Family and community were additional significant reasons that attracted Cambodians to Lowell. Cambodian immigrants feel a certain degree of comfort in Lowell because of community and family support networks, as well as the availability of ethnic stores and businesses.
Lives in Lowell
Since their arrival in Lowell, Cambodians have created a community for themselves in the city as well as in the surrounding suburbs. There is a wealth of Cambodian businesses and restaurants in Lowell, centering especially around Pailin and Cupples Square, but they can be found all over the Highlands, as well as in many other parts of the city.
The Southeast Asian population has established various associations that have become major stakeholders in the city. The Cambodian Mutual Assistance Association (CMAA) of Greater Lowell is arguably the largest among them. Founded in 1984 to serve the needs of the growing Cambodian refugee population in Lowell and its surrounding area, the CMAA is governed by a fifteen-member board of directors who are directly elected by the Cambodian community. While the majority of people served by the CMAA are Cambodian, the association also serves Laotian, Vietnamese, Hispanic, and American-born Lowell residents. The CMAA runs and has run a daycare, youth programs, programs for elderly and children with developmental disabilities, civic education, a program for families undergoing intergenerational conflict, and a program for young parents. Other programs the association has sponsored feature reintroducing refugees to agricultural farming through use of local farmlands and a pilot project in fish farming.

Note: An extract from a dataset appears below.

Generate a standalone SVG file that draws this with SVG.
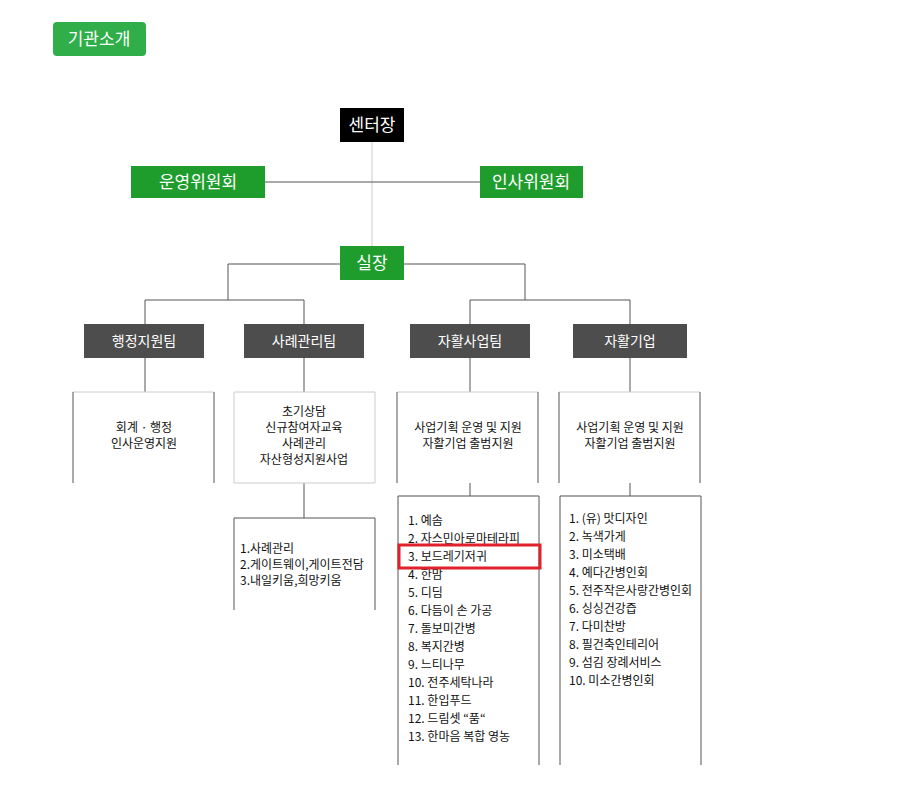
<svg xmlns="http://www.w3.org/2000/svg" width="913" height="810" viewBox="0 0 913 810">
<style>
text{font-family:"Noto Sans CJK KR","Noto Sans",sans-serif;}
.g{fill:#1e9c2c}.w{fill:#fff;font-size:17px;text-anchor:middle}
.t{fill:#4d4d4d}.tw{fill:#fff;font-size:14px;text-anchor:middle}
.ln{stroke:#555;stroke-width:1;fill:none}
.lt{stroke:#ccc;stroke-width:1;fill:none}
.bx{fill:#fff;stroke:#555}
.s{font-size:12px;fill:#111}
.c{text-anchor:middle}
</style>
<rect width="913" height="810" fill="#fff"/>
<g id="title"><rect x="53" y="22" width="93" height="34" rx="4" fill="#2fae4a"/><text x="99" y="45" class="w">기관소개</text></g>
<g id="connectors">
<path class="lt" d="M372 142V246"/>
<path class="ln" d="M265 182H480"/>
<path class="ln" d="M228 300V264H525V300M145 325V300H304V325M470 325V300H630V325"/>
<path class="ln" d="M145 358V392M304 358V392M470 358V392M630 358V392M304 483V518M470 483V496M630 483V496"/>
</g>
<g id="center"><rect x="340" y="108" width="64" height="34" fill="#000"/><text x="372" y="131" class="w">센터장</text></g>
<g id="op"><rect x="131" y="166" width="134" height="32" class="g"/><text x="198" y="188" class="w">운영위원회</text></g>
<g id="hr"><rect x="480" y="166" width="103" height="32" class="g"/><text x="531" y="188" class="w">인사위원회</text></g>
<g id="chief"><rect x="340" y="246" width="64" height="34" class="g"/><text x="372" y="269" class="w">실장</text></g>
<g id="t1"><rect x="84" y="324" width="120" height="34" class="t"/><text x="144" y="346" class="tw">행정지원팀</text></g>
<g id="t2"><rect x="244" y="324" width="120" height="34" class="t"/><text x="304" y="346" class="tw">사례관리팀</text></g>
<g id="t3"><rect x="410" y="324" width="120" height="34" class="t"/><text x="470" y="346" class="tw">자활사업팀</text></g>
<g id="t4"><rect x="573" y="324" width="114" height="34" class="t"/><text x="630" y="346" class="tw">자활기업</text></g>
<g id="b1"><path class="lt" d="M73 392H214"/><path class="ln" d="M73 392V483M214 392V483"/><text class="s c" x="144" y="432">회계  · 행정</text><text class="s c" x="144" y="448">인사운영지원</text></g>
<g id="b2"><path class="lt" d="M234 392H375V483H234Z"/><text class="s c" x="304" y="416">초기상담</text><text class="s c" x="304" y="432">신규참여자교육</text><text class="s c" x="304" y="448">사례관리</text><text class="s c" x="304" y="464">자산형성지원사업</text></g>
<g id="b3"><path class="lt" d="M397 392H538"/><path class="ln" d="M397 392V483M538 392V483"/><text class="s c" x="468" y="432">사업기획 운영 및 지원</text><text class="s c" x="468" y="448">자활기업 출범지원</text></g>
<g id="b4"><path class="lt" d="M559 392H700"/><path class="ln" d="M559 392V483M700 392V483"/><text class="s c" x="630" y="432">사업기획 운영 및 지원</text><text class="s c" x="630" y="448">자활기업 출범지원</text></g>
<g id="b5"><path class="ln" d="M234 610V518H375V610"/><text class="s" x="240" y="553">1.사례관리</text><text class="s" x="240" y="569">2.게이트웨이,게이트전담</text><text class="s" x="240" y="585">3.내일키움,희망키움</text></g>
<g id="b6"><path class="ln" d="M398 765V496H539V765"/>
<g class="s"><text x="408" y="525">1. 예솜</text><text x="408" y="543">2. 자스민아로마테라피</text><text x="408" y="561">3. 보드레기저귀</text><text x="408" y="579">4. 한맘</text><text x="408" y="597">5. 디딤</text><text x="408" y="615">6. 다듬이 손 가공</text><text x="408" y="633">7. 돌보미간병</text><text x="408" y="651">8. 복지간병</text><text x="408" y="669">9. 느티나무</text><text x="408" y="687">10. 전주세탁나라</text><text x="408" y="705">11. 한입푸드</text><text x="408" y="723">12. 드림셋 “품“</text><text x="408" y="741">13. 한마음 복합 영농</text></g>
<rect x="399" y="545" width="141" height="23" fill="none" stroke="#e0202a" stroke-width="3"/></g>
<g id="b7"><path class="ln" d="M560 765V496H701V765"/>
<g class="s"><text x="569" y="523">1. (유) 맛디자인</text><text x="569" y="541">2. 녹색가게</text><text x="569" y="559">3. 미소택배</text><text x="569" y="577">4. 예다간병인회</text><text x="569" y="595">5. 전주작은사랑간병인회</text><text x="569" y="613">6. 싱싱건강즙</text><text x="569" y="631">7. 다미찬방</text><text x="569" y="649">8. 필건축인테리어</text><text x="569" y="667">9. 섬김 장례서비스</text><text x="569" y="685">10. 미소간병인회</text></g></g>
</svg>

Cultural organizations, institutions, and stakeholders are active in the area of cultural preservation. The Angkor Dance Troupe of Lowell, for example, is a nationally recognized dance ensemble. It plays a crucial role in “keeping Khmer traditions alive for future generations” by practicing, performing, and preserving both Cambodian classical and folk dance. A central part of the Angkor Dance Troupe’s mission is to teach dance to a younger generation.
Like previous immigrant and refugee groups settling in Lowell, the Southeast Asian population pays attention to political developments in their countries of origin. While certainly only a minority among Cambodians in the city is involved in their sending society’s political affairs, it is enough of an engagement that Cambodian political parties have active party apparatuses in the city. There is also money sent to close and extended family members and targeted support to development projects, such as educational programs that improve the quality of life in their countries of origin. Here too, similar support was offered ‘back home’ by the Irish, French Canadian, and other immigrant communities in Lowell.